= House of Montoire =

Coat of arms of the Montoire family

The House of Montoire is an ancient family of the French nobility, close to the counts of Anjou and descended from the feudatories of the castle of Langeais, between Touraine and Anjou. It started with Nihard, Lord of Montoire. Later, through the marriages of Plaisante de Montoire and Helvise Doubleau, the possessions of Mondoubleau and Fréteval Langeais were added.
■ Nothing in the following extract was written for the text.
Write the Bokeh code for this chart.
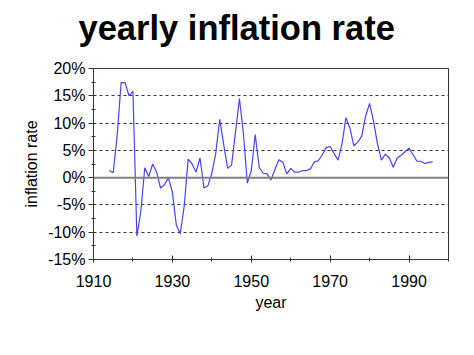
from bokeh.plotting import figure
from bokeh.models import Range1d, FixedTicker, PrintfTickFormatter, Span, Title
from bokeh.embed import file_html
from bokeh.resources import INLINE

years = list(range(1914, 1997))
inflation = [
    1.3, 0.9, 7.7, 17.4, 17.4, 15.0, 15.8, -10.7, -6.2, 1.8,
    0.2, 2.5, 1.0, -1.9, -1.3, 0.0, -2.7, -8.7, -10.3, -5.2,
    3.4, 2.5, 1.0, 3.6, -1.9, -1.5, 0.8, 4.5, 10.7, 6.1,
    1.7, 2.3, 8.3, 14.5, 8.1, -1.0, 1.3, 7.9, 1.9, 0.8,
    0.7, -0.4, 1.5, 3.3, 2.8, 0.7, 1.7, 1.0, 1.0, 1.3,
    1.3, 1.6, 2.9, 3.1, 4.2, 5.5, 5.7, 4.4, 3.2, 6.2,
    11.0, 9.1, 5.8, 6.5, 7.6, 11.3, 13.6, 10.3, 6.2, 3.2,
    4.3, 3.6, 1.9, 3.6, 4.1, 4.8, 5.4, 4.2, 3.0, 3.0,
    2.6, 2.8, 2.9,
]
x_major = [1910, 1930, 1950, 1970, 1990]
x_minor = [1920, 1940, 1960, 1980, 2000]
y_major = [-15, -10, -5, 0, 5, 10, 15, 20]
y_minor = [-12.5, -7.5, -2.5, 2.5, 7.5, 12.5, 17.5]
grid_lines = [-10, -5, 5, 10, 15]
zero_level = 0
title_text = "yearly inflation rate"

FONT = "Liberation Sans"

p = figure(frame_width=355, frame_height=191, output_backend="svg", toolbar_location=None,
           x_range=Range1d(1910, 2000), y_range=Range1d(-15, 20),
           min_border_left=93, min_border_right=26, min_border_top=68, min_border_bottom=96,
           title=title_text)

p.title.text_font = FONT
p.title.text_font_size = "34.5px"
p.title.text_font_style = "bold"
p.title.text_color = "#000000"
p.title.align = "left"
p.title.vertical_align = "top"
p.title.offset = -15
p.title.standoff = 0

# blank spacer panel between the title and the frame
spacer = Title(text=" ", text_font_size="1px", text_color="white", standoff=17)
p.add_layout(spacer, "above")

p.background_fill_color = "white"
p.border_fill_color = "white"
p.outline_line_color = "#333333"
p.outline_line_width = 1

p.xgrid.visible = False
p.ygrid.ticker = FixedTicker(ticks=grid_lines)
p.ygrid.grid_line_color = "#333333"
p.ygrid.grid_line_dash = "3 3"
p.ygrid.grid_line_width = 1

p.add_layout(Span(location=zero_level, dimension="width", line_color="#808080", line_width=2))

p.line(years, inflation, line_color="#4444f2", line_width=1.2)

xa = p.xaxis[0]
xa.ticker = FixedTicker(ticks=x_major, minor_ticks=x_minor)
xa.axis_label = "year"
ya = p.yaxis[0]
ya.ticker = FixedTicker(ticks=y_major, minor_ticks=y_minor)
ya.formatter = PrintfTickFormatter(format="%d%%")
ya.axis_label = "inflation rate"

for ax in (xa, ya):
    ax.axis_line_color = "#333333"
    ax.major_tick_line_color = "#333333"
    ax.minor_tick_line_color = "#333333"
    ax.major_label_text_font = FONT
    ax.major_label_text_font_size = "16px"
    ax.major_label_text_color = "#000000"
    ax.axis_label_text_font = FONT
    ax.axis_label_text_font_size = "16px"
    ax.axis_label_text_font_style = "normal"
    ax.axis_label_text_color = "#000000"

xa.major_tick_in = 4
xa.major_tick_out = 3
xa.minor_tick_in = 2
xa.minor_tick_out = 2
xa.major_label_standoff = 12
xa.axis_label_standoff = 4

ya.major_tick_in = 0
ya.major_tick_out = 5
ya.minor_tick_in = 2
ya.minor_tick_out = 2
ya.major_label_standoff = 3
ya.axis_label_standoff = 5

open("out.html", "w").write(file_html(p, INLINE))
The manor of Mondoubleau and, following the marriage of Pierre II de Montoire and Agnès de Vendôme, the county of Vendôme became part of the House of Montoire.

==House of Montoire==
Nihard (+ 1059), seigneur de Montoire

Plaisante of Montoire
- 1)Married, Eudes I of Doubleau (+1057), seigneur de Montdoubleau,
- 2)Married, Aubry de Nouatre (+1072), seigneur de Montoire

Hugues II Doubleau (+1065), seigneur de Montdoubleau, son of Plaisante

Helvise Doubleau, daughter of Hugues II
- 1)Married, Payen de Fréteval (+1044), seigneur de Fréteval
- 2)Married, Hamelin II de Langeais (+1108), seigneur de Langeais and de Montoire, son of Gautier de Langeais, Viscount of Le Mans and Vendôme

1)Hildebert Payen, seigneur de Montdoubleau son of Payen of Freteval.
- Married Aia.

2)Peter I of Montoire (+1135), seigneur de Montoire, son of Hamelin II.
- Married, Ada

Philip de Montoire, seigneur de Montoire, son of Peter I.
- 1)Married, Aénor
- 2)Married Laetitia, Lady of Savonières

Peter II, seigneur de Montoire, son of Philip of Montoire and Laetitia.
- Married, Agnès of Vendôme, daughter of Bouchard IV, Count of Vendôme

John IV (+1230), seigneur de Montoire, Count of Vendôme, son of Peter II.
- Married, Eglantine

Peter (+1249), Count of Vendôme, son of John IV.
- Married, Jeanne de Mayenne (+1246)

Bouchard V (1225+1271), Count of Vendôme, son of Peter.
- Married, Marie de Roye

Jean V (1250+1315), Count of Vendôme, son of Bouchard V.
- Married, Eléonore de Montfort, Lady of Castres

Bouchard VI (1290+1354), Count of Vendôme and Lord of Castres, son of John V.
- Married in 1320, Alix de Dreux

Jean VI (+1364), Count of Vendôme and Lord of Castres, son of Bouchard VI.
- Married, Jeanne de Ponthieu

Catherine de Vendôme (+1412), Countess of Vendôme and Castres, daughter of John VI.
- Married, John I of Bourbon, Count of La Marche and of Vendôme
===>Counts of Vendôme through the House of Bourbon-La Marche

Bouchard VII (+1371), Count of Vendôme and Castres, son of John VI.
- Married, Isabelle of Bourbon (+1371)

Jeanne de Vendôme (+1372), Countess of Vendôme and Castres, daughter of Bouchard VII.